CONTRATAPA
Una lápida por el 19 de abril
Por Jack Fuchs *
El 19 de abril marca el comienzo del Levantamiento del Gueto de Varsovia en 1943. Esta fecha se toma, simbólicamente, para recordar todos los levantamientos armados, así como los movimientos de resistencia pasiva que fueron sucediéndose en los guetos y en algunos campos. La liquidación del Gueto de Varsovia supuso una culminación de la política de exterminio total de los judíos en Europa. Quedaban todavía dos años más de “solución final”, dos años más de matanzas.

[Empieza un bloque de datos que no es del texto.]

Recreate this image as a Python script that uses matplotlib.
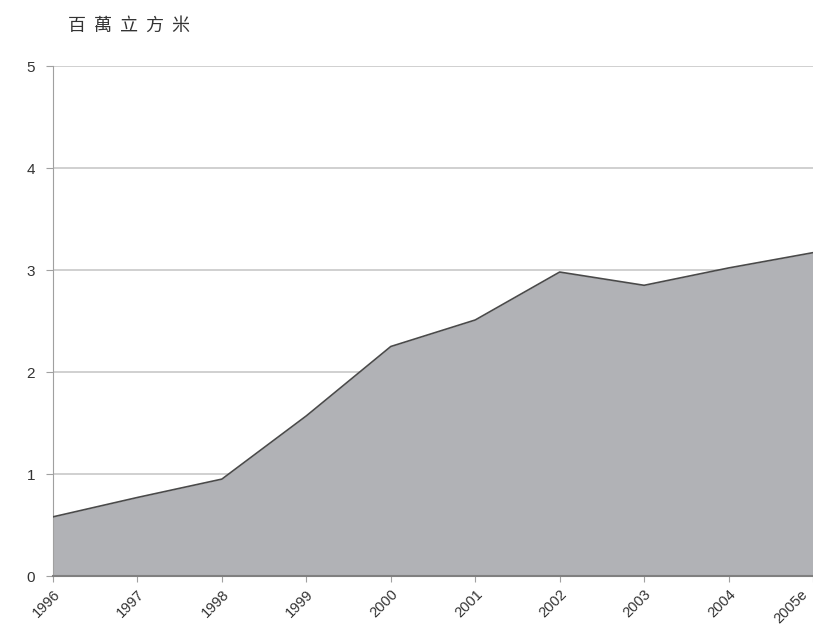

Sólo la finalización de la guerra mundial, la derrota del nazismo, detuvo el delirio. No quiero parecer un pesimista incurable, no quiero repetirme, pero quizá los años me dan cada vez mayores certezas acerca de que el delirio del que hablo se pone en marcha siempre que una voluntad inspirada en la voluntad general toma la decisión de resolver, de solucionar la historia; la propaganda nazi, que fue instrumento de una refinadísima perversión (queda por estudiar –no lo sé– el grado de perversidad que hay en toda lógica propagandística), construyó un dogma según el cual el judío, no sólo el judío, pero particularmente el judío, por el hecho de serlo, era cabalmente una representación del mal; y cada vez que el mal encarna, los discursos y las políticas absolutas del bien piden de inmediato fórmulas de aislamiento, segregación, limpieza. Quiero decir: las masas hitleristas se pensaron a sí mismas como una religión del bien. Eliminar al judío pasó a constituir un acto de depuración y beneficio que ponía a su vanguardia, Eichman, la Gestapo, las SS, al frente de la empresa purificadora. Sólo esa creencia pudo precipitar el delirio colectivo. Pero todo esto es opinable, hay una vastísima literatura, y muchos eruditos que toman la Shoá como objeto de muy minuciosas y detalladas investigaciones históricas, políticas, o psicológicas. No es mi caso.
Me limito a considerar la significación que para mí tiene el 19 de abril, y para mí esta fecha es una lápida. Un kadish para los millones de muertos sin tumba. Es un día de recogimiento, cada año es la extensión de un duelo que no termina. Un día para nombrar cada uno de los guetos, para nombrar los campos de exterminio, para recordar las matanzas de Babi-yar, de Pomar.
Pasaron seis décadas y todavía me empeño en retener en la memoria las pequeñas aldeas, los pueblitos, las ciudades devastadas, la cultura y la lengua, el idish, los movimientos jasídicos, toda la cultura política, todos los hábitos y costumbres de las más de cinco mil comunidades judías desaparecidas, la destrucción de mil años de convivencia judía en Europa, nunca después recuperada. Pero así como recuerdo mi mundo, no puedo dejar de ver, como en un film, a los miles de gitanos que eran parte de la vida de las ciudades europeas y que tuvieron el mismo destino de espanto. Me veo en cierto modo obligado a mencionarlo. La pérdida de ese mundo, que fue mi mundo, sigue siendo la huella, el testimonio del horror. Los que sobrevivieron lo sienten con toda su contundencia. Es el mismo horror que debería pesar en la conciencia moral de todos los hombres. El mismo horror que nos asalta a cada nueva atrocidad, en cada nueva miseria después de la Segunda Guerra, el mismo horror que prueba que la memoria no es nunca suficiente, como se dice, para impedir que el crimen se repita.
El 19 de abril es para mí una ocasión en la que honrar a mis muertos y, quizá por eso mismo, una ocasión para celebrar la vida. Para celebrar toda la riqueza y la potencia vital de ese mundo destruido, y sentir la alegría viva de éste que aún tenemos, aunque sepamos que sobre él está pendiente todavía la misma amenaza.
* Sobreviviente del Holocausto, docente y escritor.